Information given:
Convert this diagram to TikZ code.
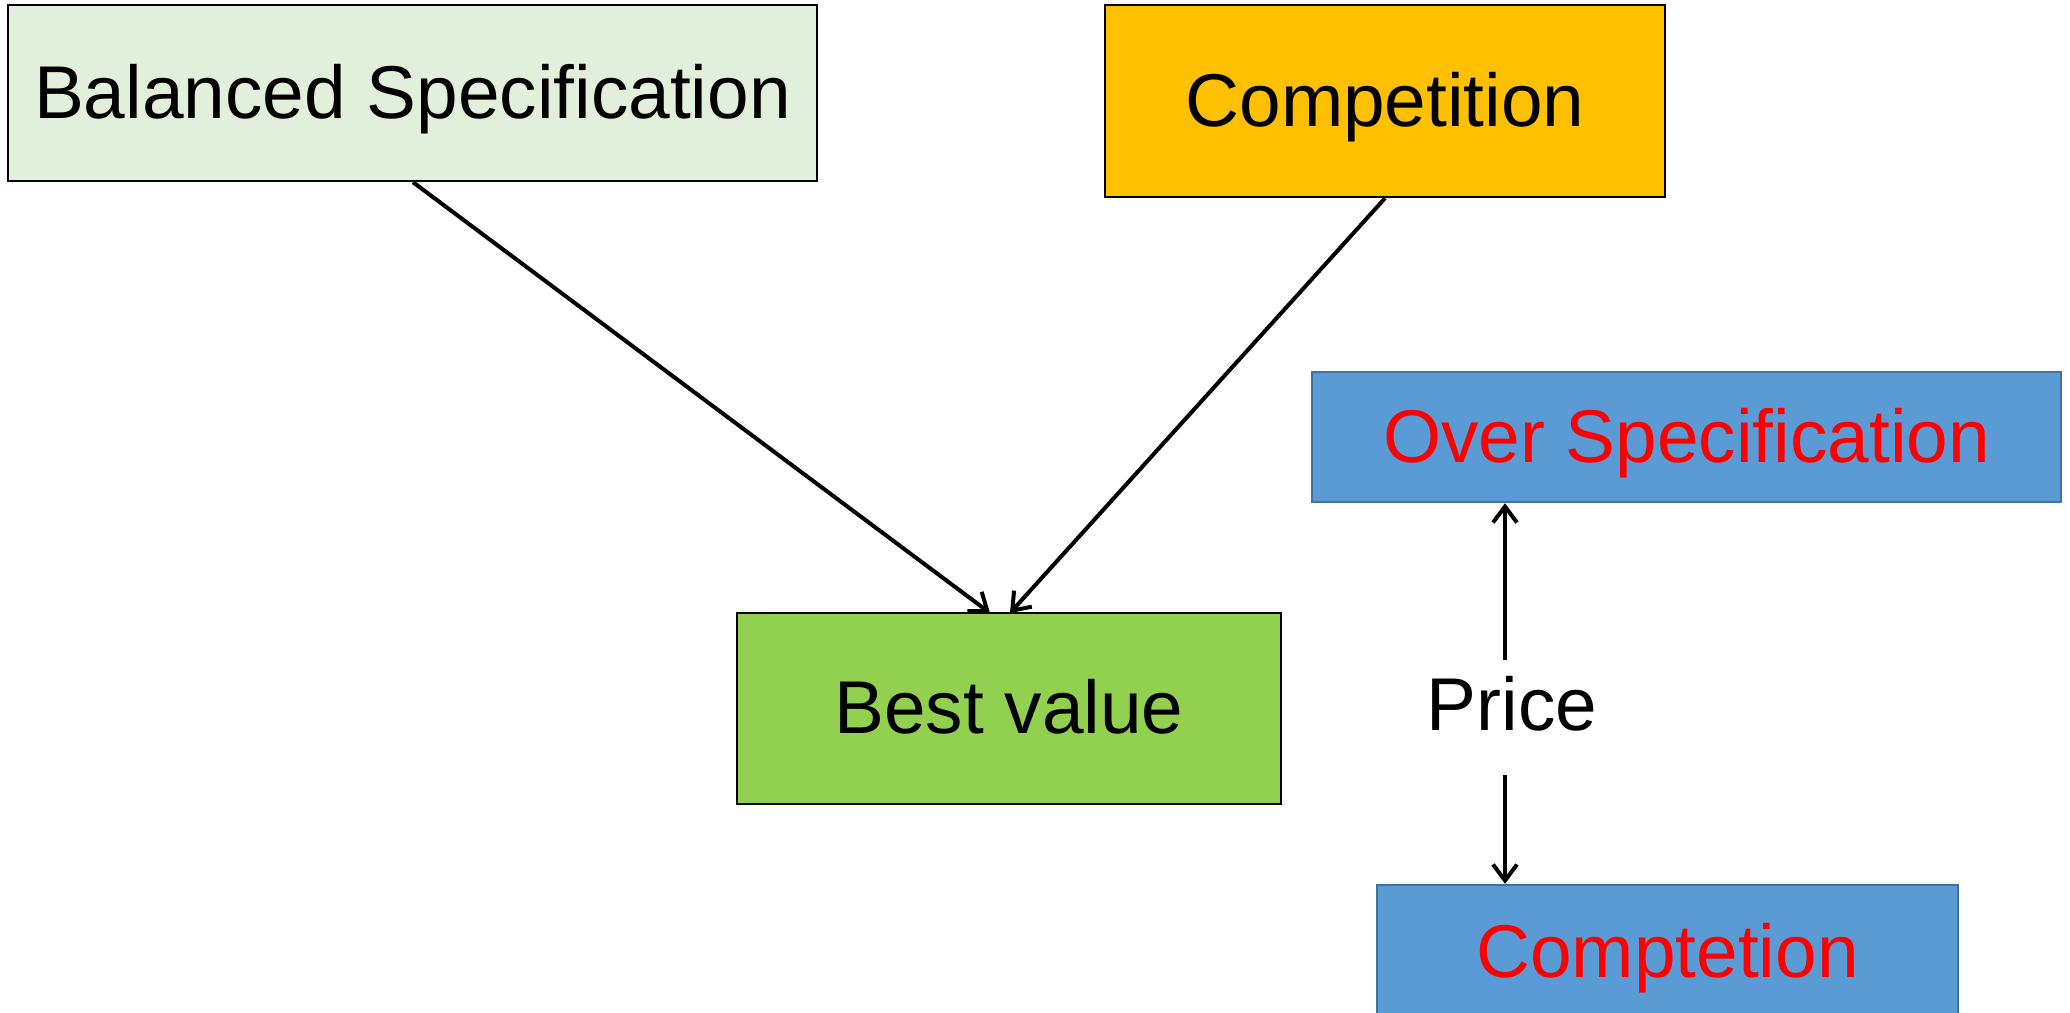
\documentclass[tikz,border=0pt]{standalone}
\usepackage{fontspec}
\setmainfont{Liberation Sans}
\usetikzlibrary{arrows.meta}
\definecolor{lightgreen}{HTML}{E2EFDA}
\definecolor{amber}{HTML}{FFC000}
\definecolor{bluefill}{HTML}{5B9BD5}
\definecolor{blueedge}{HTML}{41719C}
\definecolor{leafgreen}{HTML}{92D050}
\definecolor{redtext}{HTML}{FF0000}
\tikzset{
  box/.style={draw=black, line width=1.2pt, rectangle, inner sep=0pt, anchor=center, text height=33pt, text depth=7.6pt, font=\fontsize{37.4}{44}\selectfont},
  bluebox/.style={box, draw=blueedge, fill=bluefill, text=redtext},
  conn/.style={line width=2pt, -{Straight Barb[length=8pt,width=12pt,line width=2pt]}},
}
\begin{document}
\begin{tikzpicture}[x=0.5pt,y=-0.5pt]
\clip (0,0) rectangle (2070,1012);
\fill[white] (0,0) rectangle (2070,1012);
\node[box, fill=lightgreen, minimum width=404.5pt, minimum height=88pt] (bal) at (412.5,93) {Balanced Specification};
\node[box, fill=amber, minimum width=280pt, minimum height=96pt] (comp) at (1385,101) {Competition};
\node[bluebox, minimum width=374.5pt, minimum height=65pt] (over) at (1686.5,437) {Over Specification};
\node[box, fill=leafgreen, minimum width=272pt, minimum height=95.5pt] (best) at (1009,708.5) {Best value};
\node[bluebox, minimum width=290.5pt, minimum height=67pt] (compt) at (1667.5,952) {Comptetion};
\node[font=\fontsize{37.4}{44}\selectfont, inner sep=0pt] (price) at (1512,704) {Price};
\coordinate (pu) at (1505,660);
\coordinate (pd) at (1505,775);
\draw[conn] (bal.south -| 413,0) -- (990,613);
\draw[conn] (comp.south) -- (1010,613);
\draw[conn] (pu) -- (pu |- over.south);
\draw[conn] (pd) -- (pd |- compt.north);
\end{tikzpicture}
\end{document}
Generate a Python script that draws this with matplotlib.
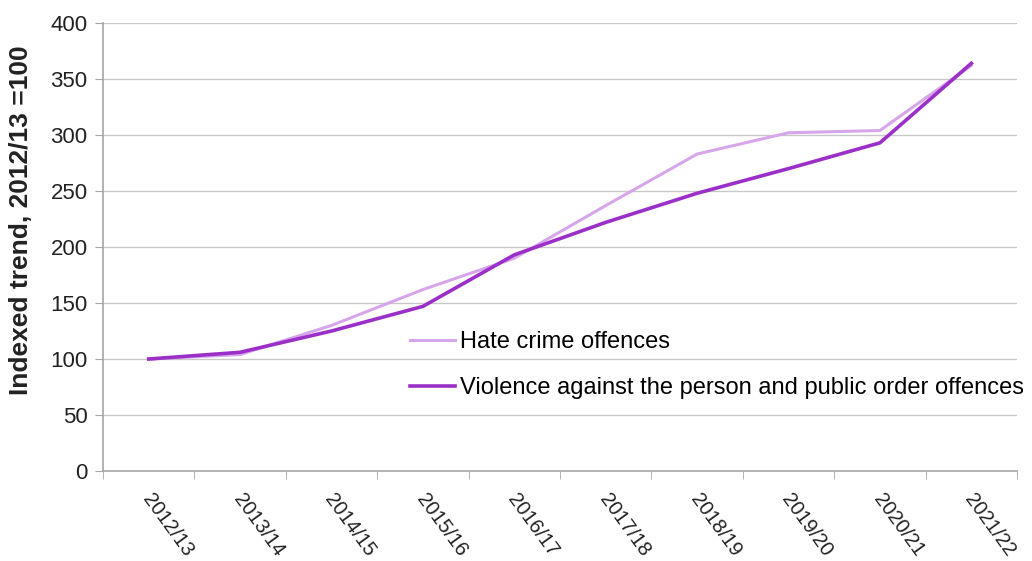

Goal:
None of the pictures should appear; repeat the records exactly otherwise.

Written solution:
Convert this diagram to TikZ code.
\documentclass[tikz,border=0pt]{standalone}
\usepackage{fontspec}
\setmainfont{Liberation Sans}
\usetikzlibrary{arrows.meta}
\definecolor{lightgreen}{HTML}{E2EFDA}
\definecolor{amber}{HTML}{FFC000}
\definecolor{bluefill}{HTML}{5B9BD5}
\definecolor{blueedge}{HTML}{41719C}
\definecolor{leafgreen}{HTML}{92D050}
\definecolor{redtext}{HTML}{FF0000}
\tikzset{
  box/.style={draw=black, line width=1.2pt, rectangle, inner sep=0pt, anchor=center, text height=33pt, text depth=7.6pt, font=\fontsize{37.4}{44}\selectfont},
  bluebox/.style={box, draw=blueedge, fill=bluefill, text=redtext},
  conn/.style={line width=2pt, -{Straight Barb[length=8pt,width=12pt,line width=2pt]}},
}
\begin{document}
\begin{tikzpicture}[x=0.5pt,y=-0.5pt]
\clip (0,0) rectangle (2070,1012);
\fill[white] (0,0) rectangle (2070,1012);
\node[box, fill=lightgreen, minimum width=404.5pt, minimum height=88pt] (bal) at (412.5,93) {Balanced Specification};
\node[box, fill=amber, minimum width=280pt, minimum height=96pt] (comp) at (1385,101) {Competition};
\node[bluebox, minimum width=374.5pt, minimum height=65pt] (over) at (1686.5,437) {Over Specification};
\node[box, fill=leafgreen, minimum width=272pt, minimum height=95.5pt] (best) at (1009,708.5) {Best value};
\node[bluebox, minimum width=290.5pt, minimum height=67pt] (compt) at (1667.5,952) {Comptetion};
\node[font=\fontsize{37.4}{44}\selectfont, inner sep=0pt] (price) at (1512,704) {Price};
\coordinate (pu) at (1505,660);
\coordinate (pd) at (1505,775);
\draw[conn] (bal.south -| 413,0) -- (990,613);
\draw[conn] (comp.south) -- (1010,613);
\draw[conn] (pu) -- (pu |- over.south);
\draw[conn] (pd) -- (pd |- compt.north);
\end{tikzpicture}
\end{document}
Generate a Python script that draws this with matplotlib.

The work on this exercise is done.